A bizarre, one of a kind slice of outsider horror cinema from the 1970s.
There’s nothing quite as fantastically weird as 1970s American horror cinema. Oh sure, it never quite had the reputation of its Euro horror counterpart, but the fact remains that the most bizarre, unique and delirious cinema ever made tended to emerge from the US indie scene in that era. A combination of elements – being unshackled from censorship, mainstream distribution requirements – and an outsider approach to filmmaking that often meant a collision of arthouse and exploitation, these films are not always good – but there’s something so utterly odd about them that even the dullest often linger longer in the memory than you might expect.
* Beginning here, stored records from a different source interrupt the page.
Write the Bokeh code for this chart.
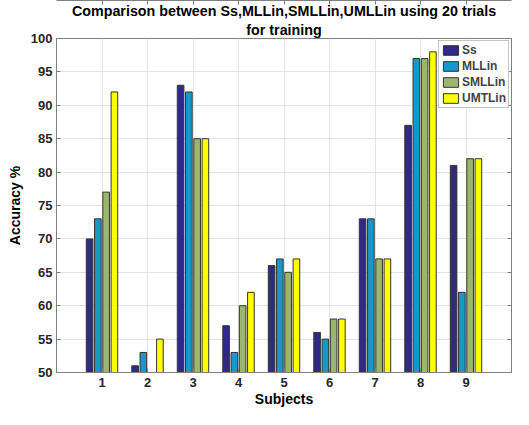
from bokeh.plotting import figure
from bokeh.models import ColumnDataSource, FixedTicker, LinearAxis, Range1d, Legend, LegendItem, Title
from bokeh.transform import dodge
from bokeh.embed import file_html
from bokeh.resources import INLINE

subjects = [1, 2, 3, 4, 5, 6, 7, 8, 9]
series_names = ["Ss", "MLLin", "SMLLin", "UMTLin"]
ss = [70, 51, 93, 57, 66, 56, 73, 87, 81]
mllin = [73, 53, 92, 53, 67, 55, 73, 97, 62]
smllin = [77, 50, 85, 60, 65, 58, 67, 97, 82]
umtlin = [92, 55, 85, 62, 67, 58, 67, 98, 82]
y_ticks = [50, 55, 60, 65, 70, 75, 80, 85, 90, 95, 100]
colors = ["#2e2a86", "#1897c9", "#9cb66b", "#ffff00"]
title_lines = ["Comparison between Ss,MLLin,SMLLin,UMLLin using 20 trials", "for training"]
x_label = "Subjects"
y_label = "Accuracy %"

src = ColumnDataSource(dict(x=subjects, Ss=ss, MLLin=mllin, SMLLin=smllin, UMTLin=umtlin))

FONT = "Liberation Sans"
AX = "#7f7f7f"

p = figure(width=513, height=409, output_backend="svg", toolbar_location=None,
           x_range=Range1d(0, 10), y_range=Range1d(50, 100),
           min_border_left=56, min_border_right=2, min_border_top=0, min_border_bottom=0)

for i, txt in enumerate(reversed(title_lines)):
    t = Title(text=txt, align="center", text_font=FONT, text_font_size="14.3px",
              text_font_style="bold", text_color="#000000", standoff=(2 if i == 0 else 0), offset=0)
    p.add_layout(t, "above")

group_w = 4 / 5.5
step = group_w / 4
bw = step * 0.8
offsets = [(-1.5 + i) * step for i in range(4)]

items = []
for name, col, off in zip(series_names, colors, offsets):
    r = p.vbar(x=dodge("x", off, range=p.x_range), top=name, bottom=50, width=bw,
               source=src, fill_color=col, line_color="#333333", line_width=1)
    items.append(LegendItem(label=name, renderers=[r]))

legend = Legend(items=items, location="top_right")
legend.label_text_font = FONT
legend.label_text_font_style = "bold"
legend.label_text_font_size = "12px"
legend.glyph_width = 19
legend.glyph_height = 12
legend.label_standoff = 2
legend.label_height = 12
legend.label_width = 10
legend.spacing = 2
legend.padding = 2
legend.margin = 2
legend.border_line_color = "#8a8a8a"
legend.background_fill_alpha = 1
p.add_layout(legend)

# axes
for ax in [p.xaxis[0], p.yaxis[0]]:
    ax.axis_line_color = AX
    ax.major_tick_line_color = AX
    ax.minor_tick_line_color = None
    ax.major_tick_in = 4
    ax.major_tick_out = 0
    ax.major_label_text_font = FONT
    ax.major_label_text_font_style = "bold"
    ax.major_label_text_font_size = "13px"
    ax.major_label_text_color = "#262626"
    ax.axis_label_text_font = FONT
    ax.axis_label_text_font_style = "bold"
    ax.axis_label_text_font_size = "14px"
    ax.axis_label_text_color = "#000000"

p.xaxis[0].ticker = FixedTicker(ticks=subjects)
p.yaxis[0].ticker = FixedTicker(ticks=y_ticks)
p.xaxis[0].axis_label = x_label
p.yaxis[0].axis_label = y_label
p.xaxis[0].major_label_standoff = 5
p.yaxis[0].major_label_standoff = 4
p.xaxis[0].axis_label_standoff = 1
p.yaxis[0].axis_label_standoff = 5

top_ax = LinearAxis(ticker=FixedTicker(ticks=subjects), major_label_text_color=None,
                    axis_line_color=AX, major_tick_line_color=AX, major_tick_in=4, major_tick_out=0,
                    minor_tick_line_color=None, major_label_standoff=0)
right_ax = LinearAxis(ticker=FixedTicker(ticks=y_ticks), major_label_text_color=None,
                      major_label_text_font_size="1px",
                      axis_line_color=AX, major_tick_line_color=AX, major_tick_in=4, major_tick_out=0,
                      minor_tick_line_color=None, major_label_standoff=0)
p.add_layout(top_ax, "above")
p.add_layout(right_ax, "right")

p.xgrid.ticker = FixedTicker(ticks=subjects)
p.ygrid.ticker = FixedTicker(ticks=y_ticks)
p.grid.grid_line_color = "#e3e3e3"
p.outline_line_color = AX

open("out.html", "w").write(file_html(p, INLINE))
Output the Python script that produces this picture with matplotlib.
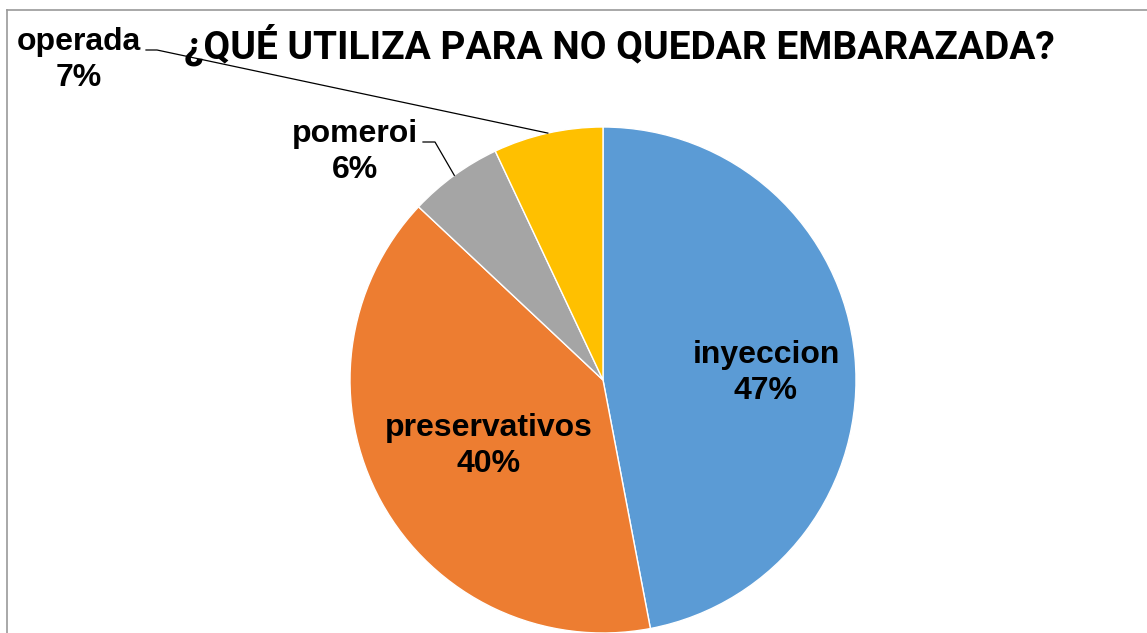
import matplotlib

matplotlib.use("Agg")

import numpy as np
import matplotlib.pyplot as plt

# Data
categories = ["inyeccion", "preservativos", "pomeroi", "operada"]
values = [47, 40, 6, 7]
colors = ["#5B9BD5", "#ED7D31", "#A5A5A5", "#FFC000"]
title = "¿QUÉ UTILIZA PARA NO QUEDAR EMBARAZADA?"

W, H = 1147, 633
CX, CY, R = 603, H - 380, 253

fig = plt.figure(figsize=(W / 100, H / 100), dpi=100)
ax = fig.add_axes([0, 0, 1, 1])

wedges, _ = ax.pie(values, colors=colors, startangle=90, counterclock=False,
                   center=(CX, CY), radius=R, frame=True,
                   wedgeprops=dict(edgecolor="white", linewidth=1.0))
ax.set_xlim(0, W)
ax.set_ylim(0, H)
ax.set_aspect("equal")
ax.axis("off")

# chart frame (only left/top visible in the crop)
ax.plot([7, 7], [0, H - 10], color="#9a9a9a", lw=1.2)
ax.plot([7, W], [H - 10, H - 10], color="#9a9a9a", lw=1.2)

lab = dict(family=["Liberation Sans", "DejaVu Sans"], fontweight="bold",
           fontsize=23, color="black", ha="center", va="center")

# inside labels
ax.text(766, H - 355, categories[0], **lab)
ax.text(766, H - 391, f"{values[0]}%", **lab)
ax.text(489, H - 428, categories[1], **lab)
ax.text(489, H - 464, f"{values[1]}%", **lab)

# outside labels with leader lines
ax.text(355, H - 134, categories[2], **lab)
ax.text(355, H - 170, f"{values[2]}%", **lab)
ax.text(79, H - 42, categories[3], **lab)
ax.text(79, H - 78, f"{values[3]}%", **lab)

def edge_point(w):
    mid = np.deg2rad((w.theta1 + w.theta2) / 2)
    return CX + R * np.cos(mid), CY + R * np.sin(mid)

px, py = edge_point(wedges[2])
ax.plot([423, 435, px], [H - 142, H - 142, py], color="black", lw=0.9)
px, py = edge_point(wedges[3])
ax.plot([146, 157, px], [H - 50, H - 50, py], color="black", lw=0.9)

ax.text(619, H - 45, title, family=["Roboto", "DejaVu Sans"],
        fontweight="bold", fontsize=28, ha="center", va="center", color="black")

fig.savefig("out.png", dpi=100, facecolor="white")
Malatesta’s Carnival of Blood (1973 – and not to be confused with Carnival of Blood from a few years earlier), for example, is batshit crazy. This is genuine outsider cinema – director Christopher Speeth didn’t make anything else – and is a chaotic, yet oddly satisfying collision of low-budget exploitation and the avant-garde underground. Certainly, the film doesn’t follow any of the conventional rules of filmmaking – the narrative is fractured and borderline incoherent (and when the plot finally starts to come together, the film actually becomes less interesting), the characters are bizarre and cartoonish, the dialogue rarely makes any sense and Speeth’s directing and editing style is unusual, to say the least. Yet this is what makes the film so oddly compelling. In a world where everything looks, feels and sounds interchangeable, it’s a thrill to see something so completely removed from normality – and unlike some modern films that play with/remove narrative, this doesn’t feel remotely contrived or arrogant. Speeth wasn’t attempting to show how intellectually superior he was – he was trying to make a commercial horror film, and this is what somehow emerged.
Set in a run-down fairground, the story just about follows the fate of visitors who are attacked by the weird monsters who make up the staff – there are zombie-like creatures who spend much of their time watching silent movies, psycho killers, vampires and more (including Fantasy Island‘s dwarf Hervé Villechaize) dotted throughout, as if Speeth was simply cherry-picking bits from popular horror and mixing them all together in a weird, psychedelic brew. The result is fascinating – close to a real nightmare and not dissimilar to the trippiest Euro-horror of the era, but with a more amateurish and so entirely unique slant. It’s pretty extraordinary, but again will not be for everyone.